I've much to share about our trip to the DR. Today I'm writing for Exemplify Online. You can read this entire story there.
“Consequently, you are no longer foreigners and aliens, but fellow citizens with God's people and members of God's household. . .” (Ephesians 2:19)
I lead a fairly solitary life. Once I get my kids out the door for school, my house is quiet until they return. Much of my day is spent working at my computer writing, completing paying projects and doing volunteer work. I like what I do, but it hardly engenders togetherness. But, since I get my energy from within, not having people around is generally OK with me. Honestly, sometimes being around a crowd can be more tiring than energizing.
My family and I just returned from a ten-day mission trip to the Dominican Republic. When preparing for the trip, one of my biggest concerns wasn’t the work or our safety or the unknown, it was being in close contact with so many others—and having little, if any, “alone” time. Just picturing the constant presence of a large group made me feel claustrophobic.
Now that we’re home, I praise God that my fears were completely misplaced. In fact, while on the trip instead of craving time alone, I thrived on our experiences together. Our group of 30 Americans representing three churches joined our in-country Dominican team including our trip organizers, a security guard, bus driver and various children whose mothers cooked for us in the house in which we stayed.
Our group did everything together in "the DR." We ate meals together. We worked together. We dug holes, carried away debris, passed buckets, wielded machetes and filled wheelbarrows together. We rode the bus together—tired and sweaty after each hard day’s work. We laughed and cried together. We ministered to the sick together. We slept on the roof under the stars together. On our one free afternoon at the beach, we played in the waves together. We prayed, sang and worshiped together.

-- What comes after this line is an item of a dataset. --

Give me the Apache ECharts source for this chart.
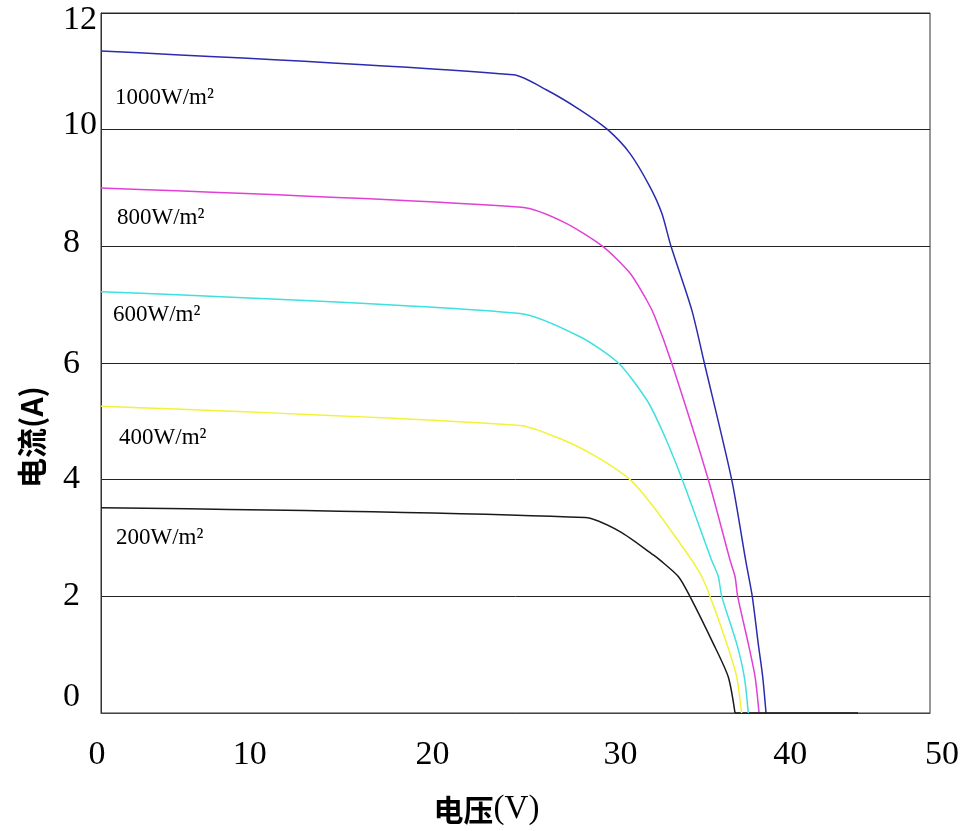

In Haina where we’re building a church, the church members joined our group as did the children living near the work site. They joined us as we labored, mano a mano (hand in hand). Their children and ours played together in the streets. We played baseball in the park. Their loving hands prepared our lunch. On the final night of our trip, the Haina church held a worship service in the street, right in front of their future home. Together we praised God for the glorious structure starting to rise from the ground. The Spirit of God—His joy, peace and love—transcended any language barriers. Never have I so fully experienced the glory, breadth, depth and beauty of God’s Church. One body united by the blood of Jesus.
When it came time to say our final goodbyes many tears were shed. Most of us wanted to stay. It didn’t matter that we had few of the luxuries or comforts of home. We had experienced the truth of Paul’s words in Ephesians 2:19-22, and that was more than enough.
On this trip I expected one “C”— claustrophobia, and received quite another—community.
I saw what God’s community looks like. I saw fellow believers—people who for the most part started as strangers—drawn together by the Spirit to become a family—members of God’s household.
The book of Acts describes such a community: “All the believers were together and had everything in common. Selling their possessions and goods, they gave to anyone as he had need. Every day they continued to meet together in the temple courts. They broke bread in their homes and ate together with glad and sincere hearts, praising God and enjoying the favor of all the people. And the Lord added to their number daily those who were being saved.” (2:44-47)
Our society, and sometimes even our churches, don’t do much to support or encourage this type of living. As a result, we often attend Sunday services, then scurry straight home where we close the garage door immediately behind us and withdraw from our neighbors..then split yet again to our individual computers, iPods, chores and hobbies. I'm not saying that individual pursuits and interests are bad. They're not. But, I do believe that maintaining our "community of believers" is one of the greatest challenges for us a Christians in the United States.
In the DR, our group saw that this type of living isn't only possible for Americans (including fundamental introverts such as myself)—it's desirable. It fills our souls as they were intended to be filled.
Now that I’m home, the challenge is to spend more time venturing out and plugging in. Will you join me?